Tapaya raises €1M pre-seed to turn any device into a payment terminal

We raised €1 million in a pre-seed round led by Passion Capital, with co-lead participation from Depo Ventures and follow-on investment from BADideas.fund.

Laura Ďorďová

CEO

Wins

Founded in 2025, the company is building infrastructure that allows banks, fintechs, and software platforms to integrate in-store payment acceptance directly into their applications. Tapaya already has integrations underway in the Czech Republic and is developing partnerships across Central and Eastern Europe and the Baltics.

In-person payments are still largely dependent on dedicated hardware terminals, creating additional costs and operational complexity for merchants. For companies looking to embed payment acceptance into their own systems, such as POS platforms, ERP software, or kiosks, the barriers are even higher. Certification processes can take up to 18–24 months, require multiple approvals, and cost hundreds of thousands of euros. The SoftPOS market reached €336 million globally in 2024 and is forecast to grow at 23% annually to €1.14 billion by 2030. In Europe,contactless card payments grew 12% in the first half of 2025, according to the European Central Bank, yet existing infrastructure struggles to support newer payment methods and digital wallets, which are expected to exceed €13.5 trillion in transaction value by 2028.

Tapaya addresses this by abstracting compliance, certification, and processor integrations into a single software layer. This enables developers to integrate payment acceptance across Android, iOS, and other commercial devices, including tablets, kiosks, and enterprise systems, turning standard commercial devices into a payment terminal and effectively removing the need for dedicated terminals. By eliminating the need to interact with processors or navigate regulatory frameworks, Tapaya reduces integration timelines from months, or even years, to days. The platform connects to multiple processors, banks, and card schemes, giving partners flexibility while enabling merchants to manage payments within their existing systems.

Laura Ďorďová, co-founder and CEO of Tapaya, said, “We want accepting payments to be as simple as turning on a light. For decades, it has meant relying on a piece of hardware, buying it, carrying it, connecting it, and reconciling it separately. Merchants are tired of that complexity. We’ve seen firsthand how much time and cost goes into enabling something as simple as that. While the rest of commerce has moved into software, payments have remained stuck in hardware. Tapaya removes that friction by packaging the entire stack into a single SDK, so developers can integrate payments as easily as any other feature.

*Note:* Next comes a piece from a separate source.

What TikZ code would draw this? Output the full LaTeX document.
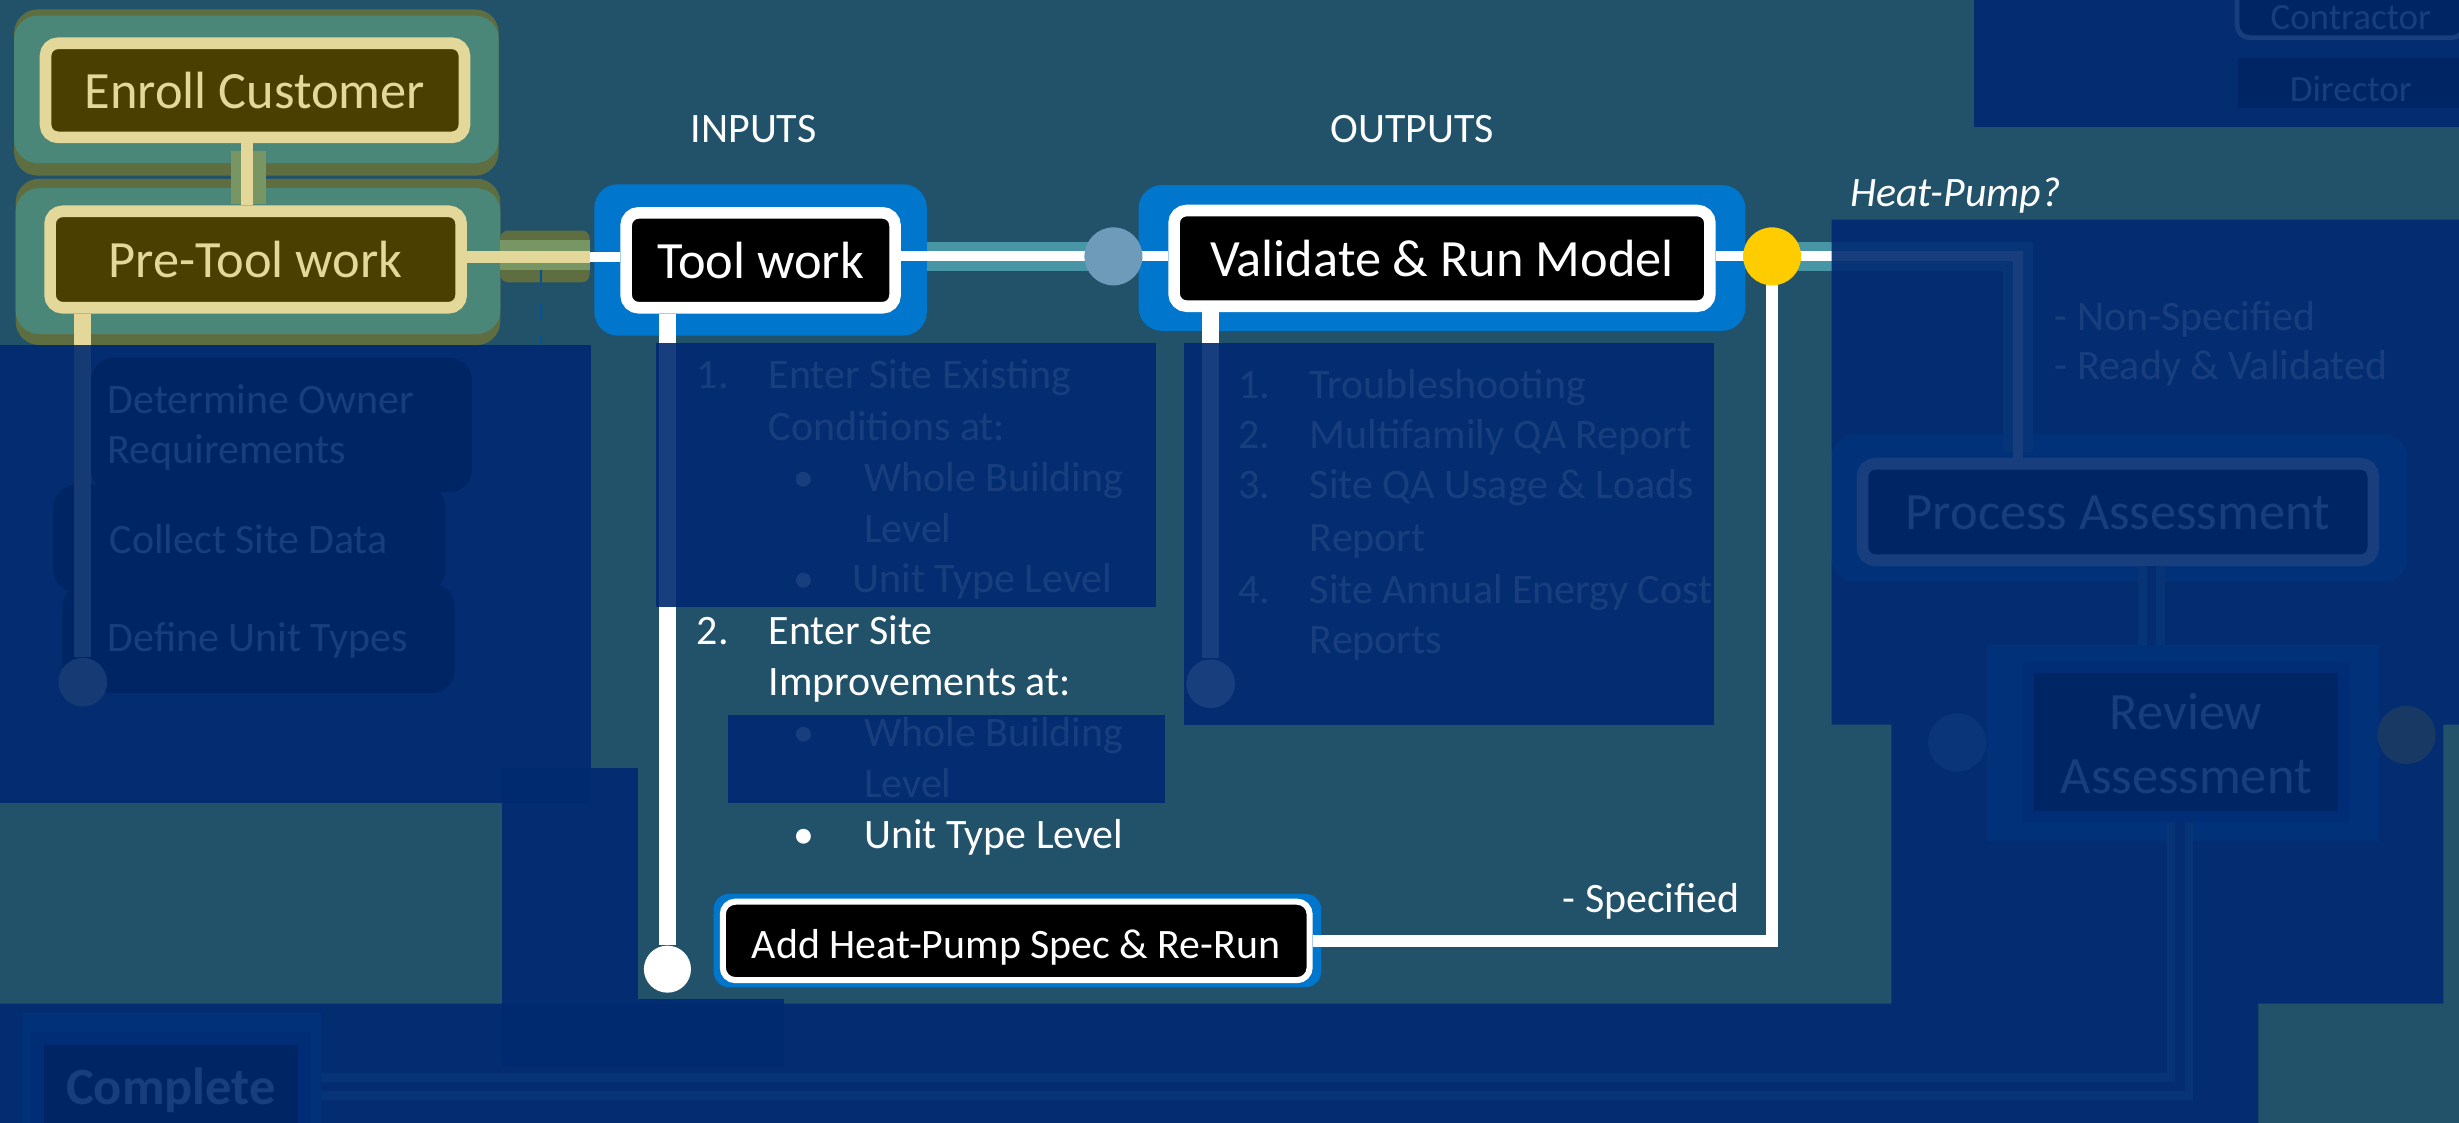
\documentclass[tikz,border=0pt]{standalone}
\usepackage{fontspec}
\setmainfont{Carlito}
\usetikzlibrary{positioning}
\definecolor{slidebg}{RGB}{34,82,106}
\definecolor{veilblue}{RGB}{0,42,113}
\definecolor{boxblue}{RGB}{0,118,204}
\definecolor{cream}{RGB}{227,215,153}
\definecolor{oliveink}{RGB}{74,62,0}
\definecolor{grpteal}{RGB}{75,135,120}
\definecolor{grpolive}{RGB}{95,110,65}
\definecolor{patchgreen}{RGB}{120,150,100}
\definecolor{bandteal}{RGB}{72,150,165}
\definecolor{waygrey}{RGB}{110,155,185}
\definecolor{hpyellow}{RGB}{255,204,0}
\definecolor{ringblue}{RGB}{0,75,170}
\definecolor{dashblue}{RGB}{0,85,150}
\newcommand\stagefont{\fontsize{9.5}{11.6}\selectfont}
\newcommand\notefont{\fontsize{7.6}{9.3}\selectfont}
\newcommand\tinyfont{\fontsize{6.7}{8.2}\selectfont}

\begin{document}
\begin{tikzpicture}[x=0.01cm, y=-0.01cm,
    stage/.style={rectangle, rounded corners=0.08cm, draw=white, line width=2.1pt, fill=black, text=white, font=\stagefont, inner sep=0pt, text height=0.65em, text depth=0pt},
    prestage/.style={stage, draw=cream, fill=oliveink, text=cream},
    endstage/.style={stage, rounded corners=0pt, draw=ringblue, line width=2pt},
    taskbox/.style={rectangle, rounded corners=0.15cm, fill=black, inner sep=0pt},
    note/.style={font=\notefont, text=white, inner sep=0pt, anchor=base west},
    dot/.style={circle, inner sep=0pt, minimum size=0.37cm},
    enddot/.style={circle, inner sep=0pt, minimum size=0.31cm},
    wire/.style={draw=white, line width=1.8pt},
    drop/.style={draw=white, line width=3.1pt},
    band/.style={draw=bandteal, line width=5.4pt},
    unlit/.style={draw=bandteal, line width=1.57pt, double=slidebg, double distance=1.7pt},
    veil/.style={fill=veilblue, fill opacity=0.9}]

    \useasboundingbox (0,0) rectangle (1568,716);
    \clip (0,0) rectangle (1568,716);
    \fill[slidebg] (0,0) rectangle (1568,716);

    \fill[grpolive, rounded corners=0.15cm] (9,6) rectangle (318,112);
    \fill[grpteal, rounded corners=0.15cm] (9,10) rectangle (318,104);
    \fill[grpolive, rounded corners=0.15cm] (10,114) rectangle (319,220);
    \fill[grpteal, rounded corners=0.15cm] (10,120) rectangle (319,213);
    \fill[patchgreen] (147,96) rectangle (169.5,130);
    \fill[grpolive, rounded corners=0.05cm] (319,147) rectangle (376,180);
    \fill[patchgreen] (319,153) rectangle (376,172);
    \draw[dashblue, dashed, line width=0.5pt] (345,172) -- (345,219);

    \node[taskbox, minimum width=2.43cm, minimum height=0.86cm] (owner) at (179.5,271) {};
    \node[taskbox, minimum width=2.50cm, minimum height=0.69cm] (collect) at (159,343.5) {};
    \node[taskbox, minimum width=2.50cm, minimum height=0.70cm] (units) at (165,407) {};
    \node[note] (ownertxt) at (68.1,263.5) {Determine Owner};
    \node[note] (ownertxt2) at (68.1,295.4) {Requirements};
    \node[note] (collecttxt) at (69.4,352.9) {Collect Site Data};
    \node[note] (unitstxt) at (68.1,415.6) {Define Unit Types};

    \node[prestage, minimum width=2.67cm, minimum height=0.60cm] (enroll) at (162.6,57.6) {Enroll Customer};
    \node[prestage, minimum width=2.62cm, minimum height=0.615cm] (pretool) at (163,165.5) {Pre-Tool work};
    \draw[cream, line width=2.16pt] ([xshift=-0.05cm]enroll.south) -- ([xshift=-0.05cm]enroll.south |- pretool.north);
    \node[enddot, fill=cream] (ptend) at (52.8,435) {};
    \draw[cream, line width=3.1pt] (pretool.south -| ptend) -- (ptend);

    \coordinate (w1) at (710,163.5);
    \draw[band] (560,163.5) -- (w1);
    \fill[boxblue, rounded corners=0.15cm] (379,117.5) rectangle (591,214);
    \node[stage, minimum width=1.714cm, minimum height=0.605cm] (toolwork) at (485,166) {Tool work};
    \coordinate (ptjoin) at (376,164);
    \draw[cream, line width=2.16pt] (pretool.east |- ptjoin) -- (ptjoin);
    \draw[wire] (ptjoin) -- (toolwork.west |- ptjoin);

    \fill[boxblue, rounded corners=0.15cm] (726,118) rectangle (1113,211);
    \node[stage, minimum width=3.415cm, minimum height=0.61cm] (validate) at (919.5,164.75) {Validate \& Run Model};
    \draw[wire] (toolwork.east |- w1) -- (w1) -- (validate.west |- w1);
    \node[dot, fill=waygrey] (way1) at (w1) {};

    \coordinate (yc) at (1130,163.5);
    \coordinate (pain) at (1287,288);
    \fill[boxblue, rounded corners=0.15cm] (1168,277) rectangle (1535,371);
    \draw[band] (yc) -| (pain);
    \node[stage, minimum width=3.255cm, minimum height=0.615cm] (process) at (1350.5,326.5) {Process Assessment};
    \draw[wire] (validate.east |- yc) -- (yc) -| (process.north -| pain);

    \fill[boxblue, rounded corners=0.1cm] (455,570) rectangle (842.5,629.5);
    \node[stage, font=\notefont, line width=1.1pt, minimum width=3.74cm, minimum height=0.50cm] (heatpump) at (648,600) {Add Heat-Pump Spec \& Re-Run};
    \draw[wire, line width=2.16pt] (yc) |- (heatpump.east);
    \node[dot, fill=hpyellow] (yellow) at (yc) {};

    \node[enddot, minimum size=0.30cm, fill=white] (twend) at (425.6,618) {};
    \draw[drop] (toolwork.south -| twend) -- (twend);
    \node[enddot, fill=white] (vdend) at (772,436) {};
    \draw[drop] (validate.south -| vdend) -- (vdend);

    \node[note, anchor=base] (inputs) at (480.5,90.6) {INPUTS};
    \node[note, anchor=base] (outputs) at (900.5,90.6) {OUTPUTS};
    \node[note, font=\notefont\itshape] (hpq) at (1179,131.5) {Heat-Pump?};
    \node[note, anchor=base east] (spec) at (1110,581.6) {- Specified};

    \node[note] (in1) at (443.6,247.6) {1.};
    \node[note] (in2) at (443.6,410.7) {2.};
    \foreach \y [count=\i] in {313.6,378,476,541}
        \node[note] (inb\i) at (505,\y) {\textbullet};
    \foreach \y/\x/\txt [count=\i] in {247.6/489.5/{Enter Site Existing}, 280.6/489.5/{Conditions at:},
        313.6/550.4/{Whole Building}, 346/550.4/Level, 378/543.2/{Unit Type Level},
        410.7/489.5/{Enter Site}, 443.3/489.5/{Improvements at:}, 476/550.4/{Whole Building},
        508.5/550.4/Level, 541/550.4/{Unit Type Level}}
        \node[note] (inl\i) at (\x,\y) {\txt};

    \foreach \y/\lbl [count=\i] in {253.8/1., 286/2., 318/3., 384.7/4.}
        \node[note] (outn\i) at (788.8,\y) {\lbl};
    \foreach \y/\txt [count=\i] in {253.8/Troubleshooting, 286/{Multifamily QA Report},
        318/{Site QA Usage \& Loads}, 351.5/Report, 384.7/{Site Annual Energy Cost}, 417/Reports}
        \node[note] (outl\i) at (834.6,\y) {\txt};

    \node[note] (nonspec) at (1309.5,210.5) {- Non-Specified};
    \node[note] (readyval) at (1309.5,242) {- Ready \& Validated};

    \coordinate (prlink) at (1372,0);
    \draw[unlit] (process.south -| prlink) -- (1372,411);
    \fill[boxblue] (1267,411) rectangle (1517,536);
    \node[endstage, minimum width=2.01cm, minimum height=0.95cm, align=center, text height=1.865em] (review) at (1394,473) {Review\\Assessment};
    \draw[unlit] ([xshift=-0.04cm]review.south) |- (109,693);
    \fill[boxblue] (14,646) rectangle (205,760);
    \node[endstage, line width=2.4pt, minimum width=1.70cm, minimum height=0.62cm] (complete) at (109,693) {\textbf{Complete}};
    \node[dot, fill=waygrey] (way2) at (1248,473.5) {};
    \node[dot, fill=hpyellow] (yellow2) at (1534.5,468.7) {};

    \node[stage, font=\tinyfont, line width=0.85pt, minimum width=1.45cm, minimum height=0.333cm] (contractor) at (1499,7.35) {Contractor};
    \node[stage, font=\tinyfont, draw=none, rounded corners=0pt, minimum width=1.44cm, minimum height=0.32cm] (director) at (1499,53) {Director};

    \fill[veil] (0,220) rectangle (377,512);
    \fill[veil] (418,219) rectangle (737,387);
    \fill[veil] (464,456) rectangle (743,512);
    \fill[veil] (755,219) rectangle (1093,462);
    \fill[veil] (1168,140) -- (1568,140) -- (1568,462) -- (1558,462) -- (1558,640) -- (1440,640)
        -- (1440,716) -- (0,716) -- (0,640) -- (1206,640) -- (1206,462) -- (1168,462) -- cycle;
    \fill[veil] (320,490) rectangle (407,680);
    \fill[veil] (407,637) rectangle (500,680);
    \fill[veil] (1259,0) rectangle (1568,81);

\end{tikzpicture}
\end{document}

Will Orde, Partner at Passion Capital, added, “What draws us to Tapaya is the combination of deep technical credibility and a genuinely underserved gap. The team has already navigated the hardest parts of payments certification once, so they know exactly what they are abstracting away for their customers. In-person payments represent six times the transaction volume of online, yet the infrastructure available to software builders has barely evolved. Tapaya is changing the access equation for an entire layer of the market.”

The system is designed to meet evolving security standards introduced by the global PCI Security Standards Council, the global body that governs how card payments are processed and protected. Until 2022, accepting card payments legally required certified hardware. A new global security framework, PCI MPoC, changed that, making secure card acceptance possible on any commercial device for the first time. By consolidating compliance and infrastructure into a single integration, Tapaya allows software platforms and financial institutions to offer in-person payments without building their own certification stack. 

„Tapaya is the kind of company people outside the region say CEE can't produce - deep fintech infrastructure, built from first principles and sold to the world. They're already being asked to replace incumbent SDKs on live deployments. A London-led round with Passion Capital and acceptance into Mastercard Lighthouse in their first year is a clear signal of where Central European fintech is heading,“ says Michal Ciffra, partner at DEPO Ventures and co-founder of the fintech accelerator The FinTechers, of which Tapaya was a part.

The funding will be used to complete Tapaya’s certification under the PCI MPoC standard and to further develop its in-house infrastructure, reducing reliance on third-party components. Tapaya was founded in July 2025 by Laura Ďorďová, Roman Kuchařík, and Petr Zahradník, who previously worked together building and certifying payment products. The company is supported by Senior Advisor Nils Melngailis, an experienced financial services executive who has held senior roles at IBM, Alvarez & Marsal and Centerbridge and has served as advisor to Blackstone and the IMF. He currently serves as Chairman of PrivatBank, the largest bank in Ukraine. Tapaya has been selected for the Mastercard Lighthouse Programme and was named a winner in the Digital category at Startup Awards Slovakia 2025.

Over the coming months, Tapaya also plans to expand its partner network across Europe. Long-term plans include preparing its platform to support emerging current and upcoming trends, including agentic payments that trigger physical payment transactions and the digital Euro.